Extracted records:
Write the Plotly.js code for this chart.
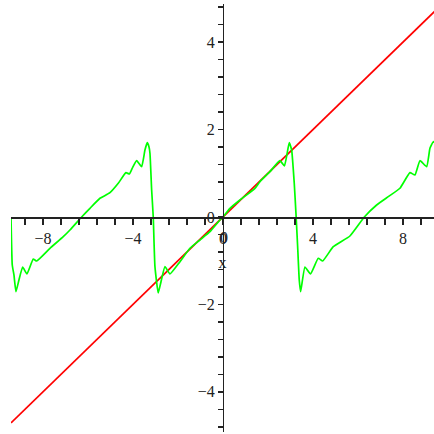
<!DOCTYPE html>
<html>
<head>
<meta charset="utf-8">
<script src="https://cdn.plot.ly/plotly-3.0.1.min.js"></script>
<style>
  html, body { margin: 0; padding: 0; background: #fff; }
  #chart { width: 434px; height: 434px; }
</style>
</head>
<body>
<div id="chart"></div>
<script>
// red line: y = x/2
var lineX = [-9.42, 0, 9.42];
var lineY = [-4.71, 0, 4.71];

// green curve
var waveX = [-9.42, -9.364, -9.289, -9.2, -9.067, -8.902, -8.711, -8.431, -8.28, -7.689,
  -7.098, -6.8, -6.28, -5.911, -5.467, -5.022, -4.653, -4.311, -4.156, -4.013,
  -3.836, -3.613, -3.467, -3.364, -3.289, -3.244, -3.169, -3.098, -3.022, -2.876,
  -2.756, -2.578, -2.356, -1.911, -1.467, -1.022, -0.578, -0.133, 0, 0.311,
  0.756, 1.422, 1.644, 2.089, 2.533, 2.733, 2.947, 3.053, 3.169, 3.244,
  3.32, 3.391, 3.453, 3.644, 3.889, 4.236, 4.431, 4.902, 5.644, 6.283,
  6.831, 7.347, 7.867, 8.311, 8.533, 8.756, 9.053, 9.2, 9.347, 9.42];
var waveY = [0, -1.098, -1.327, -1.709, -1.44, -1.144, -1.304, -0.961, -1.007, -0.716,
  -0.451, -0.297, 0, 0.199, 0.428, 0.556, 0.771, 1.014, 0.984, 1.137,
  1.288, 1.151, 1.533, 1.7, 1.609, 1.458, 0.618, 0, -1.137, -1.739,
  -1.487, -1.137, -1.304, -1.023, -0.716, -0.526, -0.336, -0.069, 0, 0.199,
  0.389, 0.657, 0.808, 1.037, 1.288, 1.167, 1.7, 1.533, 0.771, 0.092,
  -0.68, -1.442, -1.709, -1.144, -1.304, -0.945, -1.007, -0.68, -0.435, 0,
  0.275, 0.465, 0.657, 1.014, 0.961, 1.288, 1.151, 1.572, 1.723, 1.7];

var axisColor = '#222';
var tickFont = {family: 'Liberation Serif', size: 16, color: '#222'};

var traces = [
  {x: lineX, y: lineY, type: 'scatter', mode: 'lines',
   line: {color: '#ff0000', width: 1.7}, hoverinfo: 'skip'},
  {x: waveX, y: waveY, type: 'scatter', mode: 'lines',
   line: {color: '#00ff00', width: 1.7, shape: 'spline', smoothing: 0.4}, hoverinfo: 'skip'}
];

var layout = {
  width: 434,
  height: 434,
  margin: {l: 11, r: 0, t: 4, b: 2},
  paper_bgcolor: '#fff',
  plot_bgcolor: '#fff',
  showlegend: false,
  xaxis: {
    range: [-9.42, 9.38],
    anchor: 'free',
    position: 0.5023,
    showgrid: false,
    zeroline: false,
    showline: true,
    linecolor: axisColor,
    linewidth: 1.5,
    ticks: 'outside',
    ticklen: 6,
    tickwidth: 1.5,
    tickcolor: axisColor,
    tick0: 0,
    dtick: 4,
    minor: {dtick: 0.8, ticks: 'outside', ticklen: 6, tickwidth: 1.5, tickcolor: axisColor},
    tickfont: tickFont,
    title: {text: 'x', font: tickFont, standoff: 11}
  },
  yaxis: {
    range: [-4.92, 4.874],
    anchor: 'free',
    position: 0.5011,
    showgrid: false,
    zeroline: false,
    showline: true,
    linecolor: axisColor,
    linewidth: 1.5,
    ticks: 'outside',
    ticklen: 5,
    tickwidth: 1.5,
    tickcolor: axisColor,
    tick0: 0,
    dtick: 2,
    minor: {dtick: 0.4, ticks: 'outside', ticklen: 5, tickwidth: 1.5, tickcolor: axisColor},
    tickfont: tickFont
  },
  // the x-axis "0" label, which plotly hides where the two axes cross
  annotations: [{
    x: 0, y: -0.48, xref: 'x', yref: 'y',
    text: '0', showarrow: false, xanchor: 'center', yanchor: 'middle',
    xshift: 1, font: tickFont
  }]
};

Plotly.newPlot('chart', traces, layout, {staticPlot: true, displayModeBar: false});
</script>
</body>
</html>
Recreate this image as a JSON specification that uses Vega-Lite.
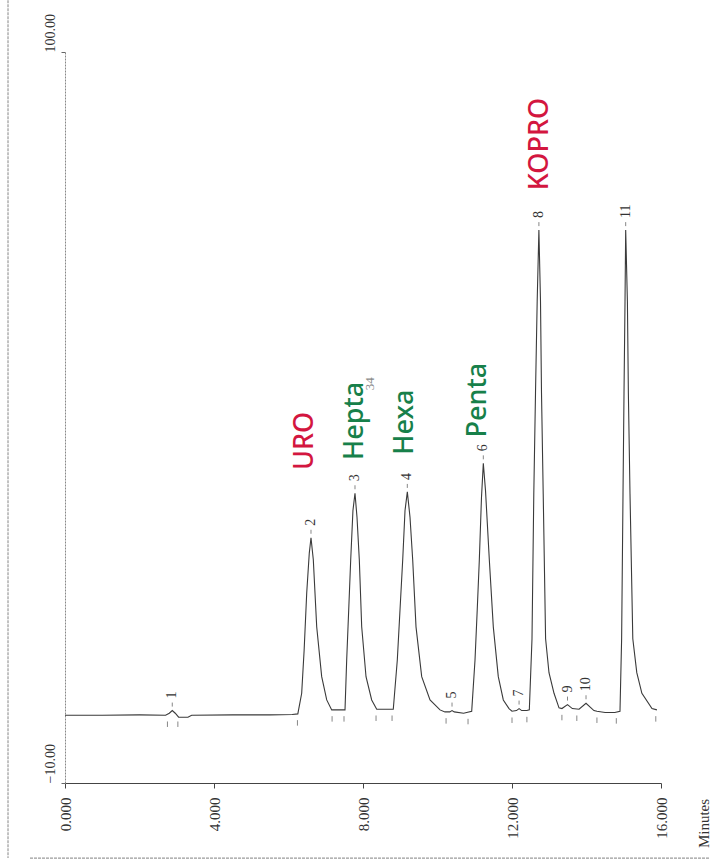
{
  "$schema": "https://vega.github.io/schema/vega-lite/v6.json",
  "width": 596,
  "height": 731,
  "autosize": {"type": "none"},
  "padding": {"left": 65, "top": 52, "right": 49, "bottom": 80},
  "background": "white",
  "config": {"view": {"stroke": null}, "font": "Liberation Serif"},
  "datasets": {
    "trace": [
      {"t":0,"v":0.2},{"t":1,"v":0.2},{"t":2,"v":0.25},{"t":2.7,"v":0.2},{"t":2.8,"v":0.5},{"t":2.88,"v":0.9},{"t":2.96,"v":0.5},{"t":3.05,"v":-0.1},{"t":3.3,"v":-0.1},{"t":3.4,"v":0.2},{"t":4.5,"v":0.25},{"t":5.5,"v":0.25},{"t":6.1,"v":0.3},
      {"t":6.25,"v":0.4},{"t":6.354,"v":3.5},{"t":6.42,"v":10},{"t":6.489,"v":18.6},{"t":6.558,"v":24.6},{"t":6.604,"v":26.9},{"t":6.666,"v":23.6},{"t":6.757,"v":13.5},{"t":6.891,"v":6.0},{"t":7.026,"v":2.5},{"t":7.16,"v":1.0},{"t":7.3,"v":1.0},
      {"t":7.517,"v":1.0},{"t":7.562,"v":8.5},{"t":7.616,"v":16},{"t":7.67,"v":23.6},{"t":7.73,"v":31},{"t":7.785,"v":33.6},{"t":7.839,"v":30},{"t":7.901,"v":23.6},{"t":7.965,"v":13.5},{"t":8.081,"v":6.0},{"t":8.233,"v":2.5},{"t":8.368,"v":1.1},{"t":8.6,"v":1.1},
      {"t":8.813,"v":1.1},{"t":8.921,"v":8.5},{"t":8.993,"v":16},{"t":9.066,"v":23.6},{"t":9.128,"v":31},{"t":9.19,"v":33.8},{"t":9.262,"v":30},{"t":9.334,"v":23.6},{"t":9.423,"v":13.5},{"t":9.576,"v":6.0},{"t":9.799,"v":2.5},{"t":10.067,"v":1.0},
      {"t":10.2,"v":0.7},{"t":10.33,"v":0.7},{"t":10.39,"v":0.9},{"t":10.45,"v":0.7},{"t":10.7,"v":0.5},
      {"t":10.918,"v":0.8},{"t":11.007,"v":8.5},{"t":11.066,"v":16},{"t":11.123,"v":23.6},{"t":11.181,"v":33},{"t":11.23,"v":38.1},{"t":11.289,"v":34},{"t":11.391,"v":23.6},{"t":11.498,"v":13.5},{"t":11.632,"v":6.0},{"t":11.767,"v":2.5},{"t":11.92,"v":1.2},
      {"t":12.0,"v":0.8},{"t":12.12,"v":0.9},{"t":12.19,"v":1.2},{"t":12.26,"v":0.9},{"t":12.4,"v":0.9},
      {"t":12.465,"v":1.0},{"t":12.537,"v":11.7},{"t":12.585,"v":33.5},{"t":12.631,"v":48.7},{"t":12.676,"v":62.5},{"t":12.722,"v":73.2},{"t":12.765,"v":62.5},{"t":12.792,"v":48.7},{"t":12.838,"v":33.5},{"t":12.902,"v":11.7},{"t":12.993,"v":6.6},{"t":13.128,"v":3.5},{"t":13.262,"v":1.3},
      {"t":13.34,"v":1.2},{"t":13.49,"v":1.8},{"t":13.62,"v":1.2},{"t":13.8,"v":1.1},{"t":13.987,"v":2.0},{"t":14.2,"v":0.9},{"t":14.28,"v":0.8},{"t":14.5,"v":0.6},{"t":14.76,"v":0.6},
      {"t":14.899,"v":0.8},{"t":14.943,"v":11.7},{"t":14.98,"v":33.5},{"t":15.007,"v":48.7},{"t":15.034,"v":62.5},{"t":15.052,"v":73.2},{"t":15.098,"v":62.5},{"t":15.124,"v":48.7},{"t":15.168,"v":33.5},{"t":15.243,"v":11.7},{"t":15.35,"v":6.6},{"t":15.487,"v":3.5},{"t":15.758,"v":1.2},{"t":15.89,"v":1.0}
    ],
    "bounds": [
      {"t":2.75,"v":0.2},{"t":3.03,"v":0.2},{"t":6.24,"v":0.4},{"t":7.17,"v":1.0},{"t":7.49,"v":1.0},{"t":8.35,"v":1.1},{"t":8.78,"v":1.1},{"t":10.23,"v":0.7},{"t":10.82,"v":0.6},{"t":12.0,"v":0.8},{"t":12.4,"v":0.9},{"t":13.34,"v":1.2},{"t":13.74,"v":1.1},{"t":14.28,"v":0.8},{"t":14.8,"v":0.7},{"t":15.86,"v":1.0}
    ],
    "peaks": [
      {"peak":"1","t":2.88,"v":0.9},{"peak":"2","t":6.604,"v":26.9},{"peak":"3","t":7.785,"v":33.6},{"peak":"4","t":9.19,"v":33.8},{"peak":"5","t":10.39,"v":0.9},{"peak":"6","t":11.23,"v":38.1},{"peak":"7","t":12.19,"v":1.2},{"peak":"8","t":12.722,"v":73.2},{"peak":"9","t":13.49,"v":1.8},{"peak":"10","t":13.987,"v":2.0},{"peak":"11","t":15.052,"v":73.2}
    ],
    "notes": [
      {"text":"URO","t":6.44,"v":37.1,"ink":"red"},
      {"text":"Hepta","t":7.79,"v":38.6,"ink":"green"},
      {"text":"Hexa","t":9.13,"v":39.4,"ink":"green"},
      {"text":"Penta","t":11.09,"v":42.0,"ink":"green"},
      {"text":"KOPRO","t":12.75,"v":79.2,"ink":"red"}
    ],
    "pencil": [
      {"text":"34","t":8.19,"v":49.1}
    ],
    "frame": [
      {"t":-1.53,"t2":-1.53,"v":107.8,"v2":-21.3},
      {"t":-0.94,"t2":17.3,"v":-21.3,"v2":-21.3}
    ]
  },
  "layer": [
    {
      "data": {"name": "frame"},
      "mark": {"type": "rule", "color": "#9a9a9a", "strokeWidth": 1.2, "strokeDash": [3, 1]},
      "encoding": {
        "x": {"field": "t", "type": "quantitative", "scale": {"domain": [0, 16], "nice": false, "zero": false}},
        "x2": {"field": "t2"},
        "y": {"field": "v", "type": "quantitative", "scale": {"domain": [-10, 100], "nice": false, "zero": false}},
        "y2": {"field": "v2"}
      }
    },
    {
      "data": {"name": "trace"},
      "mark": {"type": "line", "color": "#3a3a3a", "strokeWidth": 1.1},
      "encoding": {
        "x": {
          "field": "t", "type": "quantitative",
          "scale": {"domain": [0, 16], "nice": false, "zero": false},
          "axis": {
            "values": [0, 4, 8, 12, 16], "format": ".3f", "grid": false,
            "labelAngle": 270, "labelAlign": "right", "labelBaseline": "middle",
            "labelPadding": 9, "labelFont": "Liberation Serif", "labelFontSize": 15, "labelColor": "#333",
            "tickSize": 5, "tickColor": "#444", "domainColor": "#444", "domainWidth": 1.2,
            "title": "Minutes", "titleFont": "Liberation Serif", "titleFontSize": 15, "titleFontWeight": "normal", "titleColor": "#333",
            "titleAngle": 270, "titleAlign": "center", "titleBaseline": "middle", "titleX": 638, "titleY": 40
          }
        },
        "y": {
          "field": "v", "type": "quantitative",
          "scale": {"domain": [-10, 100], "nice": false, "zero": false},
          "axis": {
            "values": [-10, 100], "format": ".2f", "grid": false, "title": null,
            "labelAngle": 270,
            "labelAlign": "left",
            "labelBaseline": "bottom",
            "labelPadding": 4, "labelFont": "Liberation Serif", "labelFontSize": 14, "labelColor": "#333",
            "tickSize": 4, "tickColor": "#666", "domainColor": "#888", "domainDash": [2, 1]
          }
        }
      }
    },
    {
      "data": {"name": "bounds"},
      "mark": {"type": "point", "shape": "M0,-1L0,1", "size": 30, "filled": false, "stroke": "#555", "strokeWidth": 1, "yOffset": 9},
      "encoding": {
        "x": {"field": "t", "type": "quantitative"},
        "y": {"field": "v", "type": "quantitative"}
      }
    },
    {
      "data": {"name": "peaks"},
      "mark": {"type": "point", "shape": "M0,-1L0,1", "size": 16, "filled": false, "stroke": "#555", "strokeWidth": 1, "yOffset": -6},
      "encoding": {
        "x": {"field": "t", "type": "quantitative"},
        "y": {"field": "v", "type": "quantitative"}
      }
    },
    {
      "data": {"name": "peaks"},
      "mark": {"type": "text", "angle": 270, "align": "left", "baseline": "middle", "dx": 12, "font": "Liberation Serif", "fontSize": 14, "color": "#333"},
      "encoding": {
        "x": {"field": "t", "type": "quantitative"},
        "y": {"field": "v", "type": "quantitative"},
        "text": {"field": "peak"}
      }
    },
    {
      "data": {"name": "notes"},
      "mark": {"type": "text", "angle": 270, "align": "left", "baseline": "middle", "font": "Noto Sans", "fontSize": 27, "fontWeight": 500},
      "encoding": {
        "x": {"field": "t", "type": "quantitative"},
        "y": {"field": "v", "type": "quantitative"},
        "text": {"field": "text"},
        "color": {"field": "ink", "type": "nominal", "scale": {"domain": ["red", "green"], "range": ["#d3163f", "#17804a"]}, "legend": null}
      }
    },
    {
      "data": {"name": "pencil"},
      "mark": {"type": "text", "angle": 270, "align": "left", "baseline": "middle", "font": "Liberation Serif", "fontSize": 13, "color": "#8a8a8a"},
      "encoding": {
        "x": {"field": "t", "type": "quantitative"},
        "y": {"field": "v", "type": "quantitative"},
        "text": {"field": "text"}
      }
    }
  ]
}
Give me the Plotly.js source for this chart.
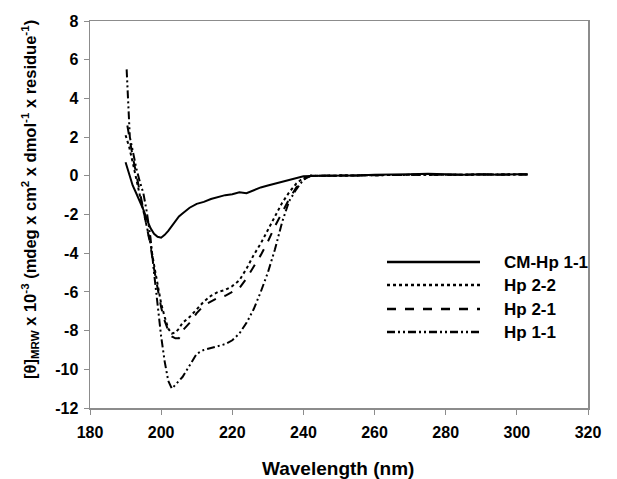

# Written task
Leave out the pictures and restate, word for word, the lines from the top of the data through the line containing "var lineY = [-4.71, 0, 4.71];", both included.

# Problem solution
Write the Plotly.js code for this chart.
<!DOCTYPE html>
<html>
<head>
<meta charset="utf-8">
<script src="https://cdn.plot.ly/plotly-3.0.1.min.js"></script>
<style>
  html, body { margin: 0; padding: 0; background: #fff; }
  #chart { width: 434px; height: 434px; }
</style>
</head>
<body>
<div id="chart"></div>
<script>
// red line: y = x/2
var lineX = [-9.42, 0, 9.42];
var lineY = [-4.71, 0, 4.71];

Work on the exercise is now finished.